In un altro caso, la tentata estorsione alla coop San Francesco di Agrigento, la struttura sarebbe stata messa su direttamente con le autorizzazioni comunali ottenute grazie ai buoni uffici di Cosa nostra. Un affare mai realizzato ma sul quale i progetti della mafia agrigentina erano quelli di ottenere non solo assunzioni (“Cinque noi e cinque loro”, diceva Giambrone) ma anche una percentuale su ogni migrante accolto e il 40 per cento degli introiti della struttura. Per il giudice, però, nonostante Giambrone afferma che “Si parla coi sindaci e io problemi non ne ho”, si configura più “una società con il titolare che non un’imposizione”.
LE INDAGINI
L’indagine è durata oltre due anni e si è avvalsa di intercettazioni, pedinamenti, testimonianze delle vittime di estorsione. Chi non si piegava al pagamento riceveva atti intimidatori. Come la Ediltec di Mussomeli che nel 2014 si stava occupando della riqualificazione di piazza Messina a San Biagio Platani. Dopo avere tentato di imporre la fornitura da parte di una ditta e l’assunzione di un uomo del clan, i boss agrigentini alle prime resistenze alzano il tiro e inviano una busta con proiettili al titolare, gli fanno trovare una bottiglia di benzina e infine gli bruciano un macchinario. Il titolare alla fine si piega alle imposizioni di Cosa nostra.

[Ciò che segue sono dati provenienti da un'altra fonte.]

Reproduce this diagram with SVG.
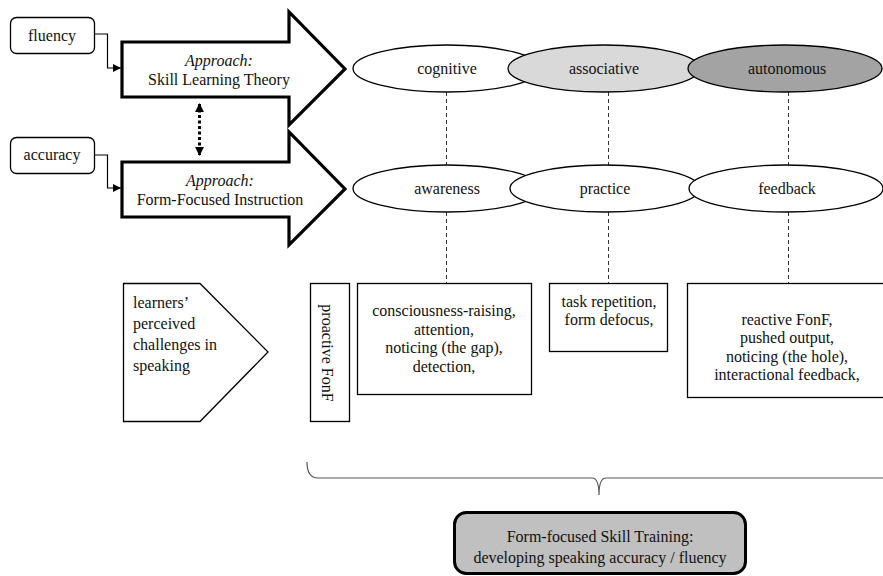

Un importante contributo alle indagini è arrivato anche dalle dichiarazioni dei pentiti. Soprattutto quelle di Vito Bucceri, l’ultimo mafioso agrigentino che ha scelto di svelare i nuovi assetti di cosa nostra nella provincia e che è attualmente detenuto.
LE AZIENDE SEQUESTRATE
Infine sono state sequestrate le aziende V. & F. Group srl di Agrigento, Mg Giochi di Traina Nazarena con sede a Cammarata, il centro scommesse “GoldBet” di corso Umberto I a Casteltermini e LI.Ve.Ca. srl con sede a Racalmuto. Sigilli anche ai patrimoni aziendali delle imprese individuali di Stefano Valenti, Gerlando Valenti e Vincenzo Spoto.